Wikipedia’s definition is ‘A best practice is a method or technique that has consistently shown results superior to those achieved by other means, and that is used as a benchmark.’.

At Shoprocket, our best practise methodology has been developed through our learnings of trial and error and we have come up with a few processes that have become internal standards.

  • Identify the bigger picture

One of the easiest things to do when developing your marketing strategy is to get lost in details, sometimes people can’t see the wood for the trees so to say. Nowadays, whenever we come up with a campaign we strive to understand what the bigger picture is. What is the purpose of small marketing activities in regards to a bigger marketing plan? Not doing so can lead to becoming distracted by things that aren’t important or dilute your messaging.

  • Look at everything objectively

A problem that I had initially is to apply on the bias on different campaigns that were created. By this I mean, I was making guesses and estimations that weren’t backed by data but were from my gut. Whilst this can be a useful asset at times, it’s important to actually look at the data to validate my gut feelings. An example of this could not properly A/B testing different words or phrases and instead just sticking with whatever you feel is best.

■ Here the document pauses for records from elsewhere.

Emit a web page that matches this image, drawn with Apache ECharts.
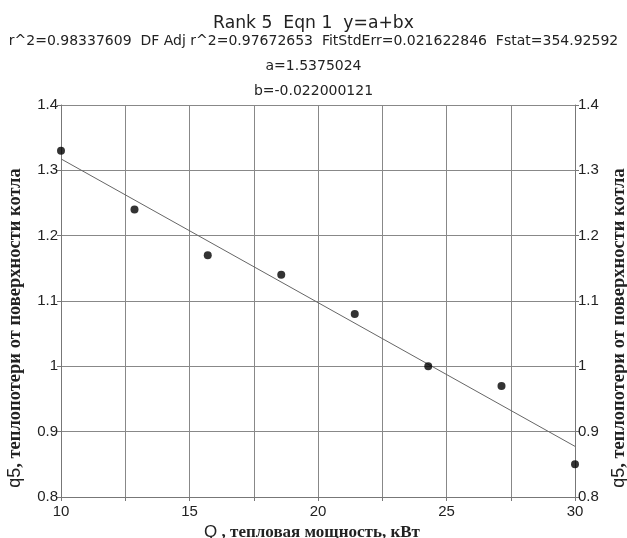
<!DOCTYPE html>
<html>
<head>
<meta charset="utf-8">
<script src="https://cdn.jsdelivr.net/npm/echarts@6/dist/echarts.min.js"></script>
<style>
  html, body { margin: 0; padding: 0; background: #fff; }
  #chart { width: 627px; height: 538px; }
</style>
</head>
<body>
<div id="chart"></div>
<script>
// measured points
var powerKW = [10, 12.86, 15.71, 18.57, 21.43, 24.29, 27.14, 30];
var heatLossQ5 = [1.33, 1.24, 1.17, 1.14, 1.08, 1.00, 0.97, 0.85];
// fitted line y=a+bx, end points
var fitX = [10, 30];
var fitY = [1.3175, 0.8775];
var titleLines = [
  "Rank 5  Eqn 1  y=a+bx",
  "r^2=0.98337609  DF Adj r^2=0.97672653  FitStdErr=0.021622846  Fstat=354.92592",
  "a=1.5375024",
  "b=-0.022000121"
];

var chart = echarts.init(document.getElementById("chart"));

var scatterData = powerKW.map(function (x, i) { return [x, heatLossQ5[i]]; });
var fitData = fitX.map(function (x, i) { return [x, fitY[i]]; });

var xNameRich = {
  q: { fontFamily: "Liberation Sans", fontSize: 17, color: "#222" },
  t: { fontFamily: "Liberation Serif", fontWeight: "bold", fontSize: 17, color: "#222" }
};
var yNameRich = {
  q: { fontFamily: "Liberation Sans", fontSize: 18, color: "#222" },
  t: { fontFamily: "Liberation Serif", fontWeight: "bold", fontSize: 18.5, color: "#222" }
};

var yAxisBase = {
  type: "value",
  min: 0.8,
  max: 1.4,
  interval: 0.1,
  axisLine: { show: true, lineStyle: { color: "#777", width: 1 } },
  axisTick: { show: true, length: 4, lineStyle: { color: "#777" } },
  splitLine: { show: true, lineStyle: { color: "#888", width: 1 } },
  axisLabel: {
    fontFamily: "Liberation Sans", fontSize: 15, color: "#222", margin: 3,
    formatter: function (v) { return String(Math.round(v * 10) / 10); }
  },
  name: "{q|q5}{t|, теплопотери от поверхности котла}",
  nameLocation: "middle",
  nameRotate: 90,
  nameTextStyle: { rich: yNameRich, padding: [0, 54, 0, 0] }
};

// title positions, one per line
var titleTops = [10, 29, 54, 79];

chart.setOption({
  animation: false,
  backgroundColor: "#fff",
  title: titleLines.map(function (t, i) {
    return {
      text: t,
      left: "center",
      top: titleTops[i],
      textStyle: {
        fontFamily: "DejaVu Sans",
        fontWeight: "normal",
        fontSize: i === 0 ? 17.2 : 14,
        color: "#222"
      }
    };
  }),
  grid: { left: 61, right: 52, top: 105, bottom: 41, outerBoundsMode: "none" },
  xAxis: {
    type: "value",
    min: 10,
    max: 30,
    interval: 2.5,
    axisLine: { show: true, lineStyle: { color: "#777", width: 1 } },
    axisTick: { show: true, length: 4, lineStyle: { color: "#777" } },
    splitLine: { show: true, lineStyle: { color: "#888", width: 1 } },
    axisLabel: {
      fontFamily: "Liberation Sans", fontSize: 15, color: "#222", margin: 7,
      formatter: function (v) { return v % 5 === 0 ? String(v) : ""; }
    },
    name: "{q|Q}{t| , тепловая мощность, кВт}",
    nameLocation: "middle",
    nameGap: 21,
    nameTextStyle: { rich: xNameRich, padding: [0, 12, 0, 0] }
  },
  yAxis: [
    Object.assign({}, yAxisBase, { position: "left", nameGap: 36 }),
    Object.assign({}, yAxisBase, { position: "right", nameGap: 23 })
  ],
  series: [
    {
      type: "line",
      data: fitData,
      symbol: "none",
      lineStyle: { color: "#666", width: 1 },
      z: 2
    },
    {
      type: "scatter",
      data: scatterData,
      symbolSize: 8,
      itemStyle: { color: "#000" },
      z: 3
    }
  ]
});
</script>
</body>
</html>
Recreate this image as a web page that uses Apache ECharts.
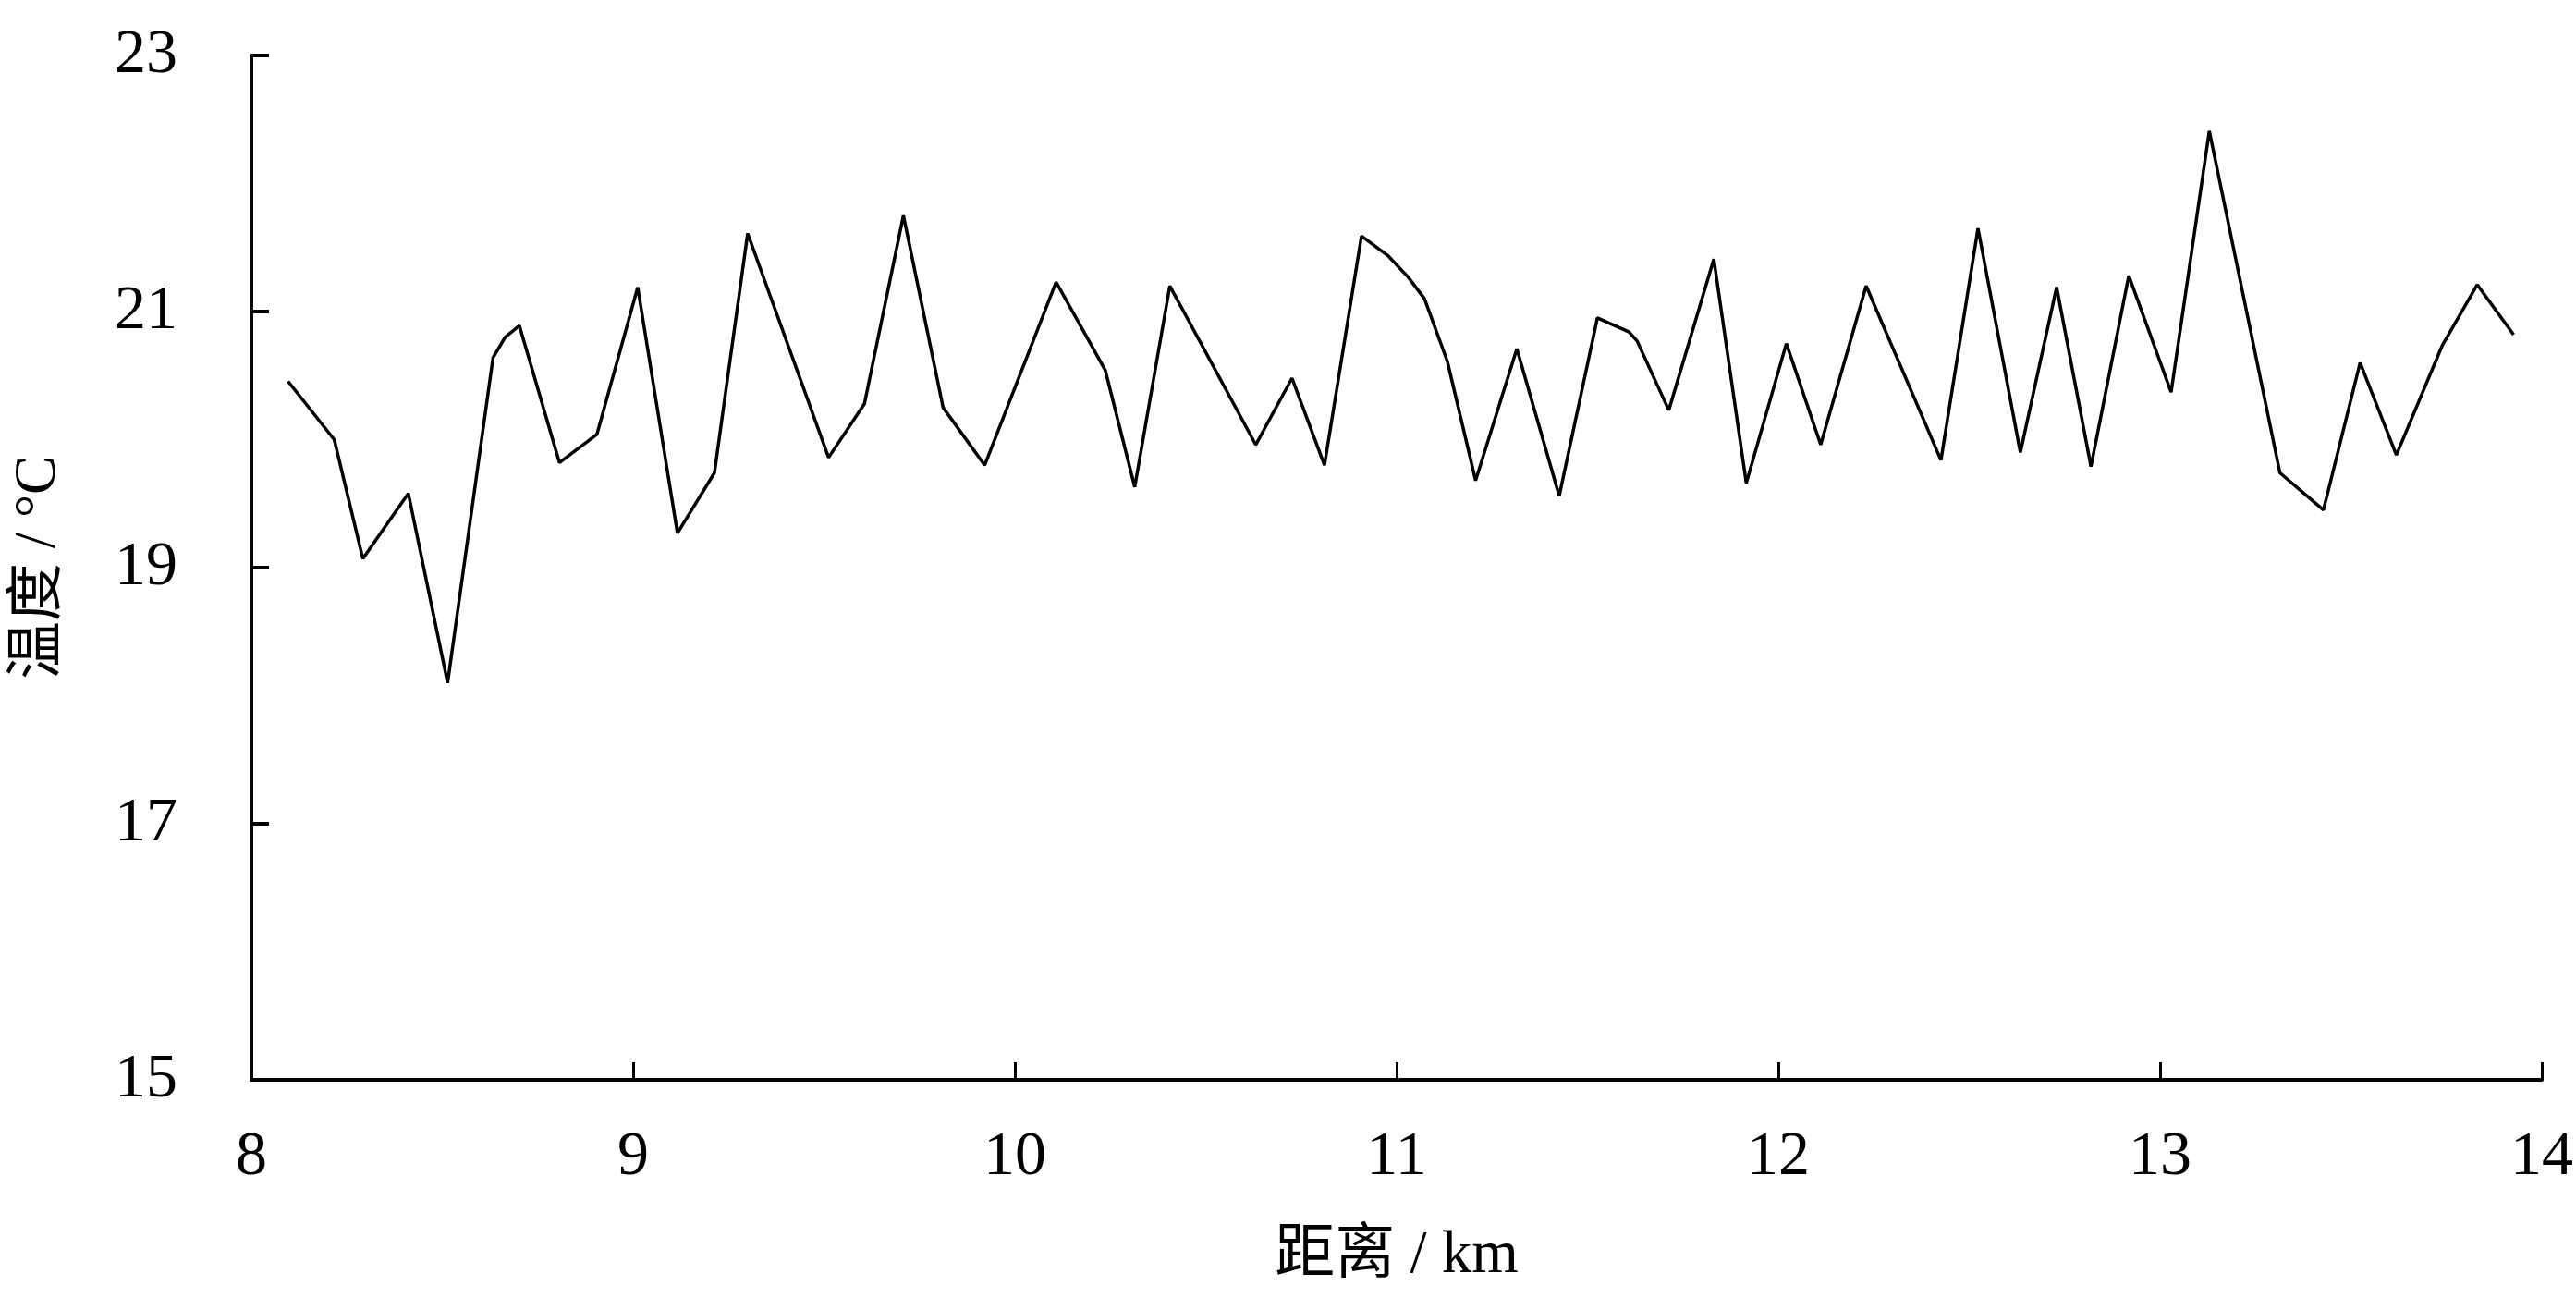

  • Look at the pros and cons of everything

Slightly similar to the above process is to actually think about why you could be wrong, even when you feel you’re right. This helps you to develop a more rounded understanding and therefore offer a more comprehensive understanding of something of when you’re going ahead with something.

  • Fast adaptation

Unlike some bigger companies, startups don’t often have the luxury of time on their hands. This means that it’s important to constantly be evaluating the data produced.

  • Measure everything

When I started my first business I was very bad at quantifying how well my marketing efforts were going, simply relying on gut feelings to understand if something was going well or not. However, by measuring everything such as CPC, CPA, CLV, etc, it can help you to objectively understand how well everything’s going, what to drop and how to optimise. This helps you to move quicker, adapt more rapidly and optimise to achieve your goals.

  • Get external feedback

Getting feedback from people around you can offer insights that you may not have thought yourself. Additionally, it can help you to get an outsiders point of view to help you get ‘the devils advocate’ point of view.

  • Take risks

Probably the most controversial point, but one of the benefits of working in a startup is that you can take carefully calculated risks. We like to embrace a culture of risk-taking if it happens to effectively achieve our goals.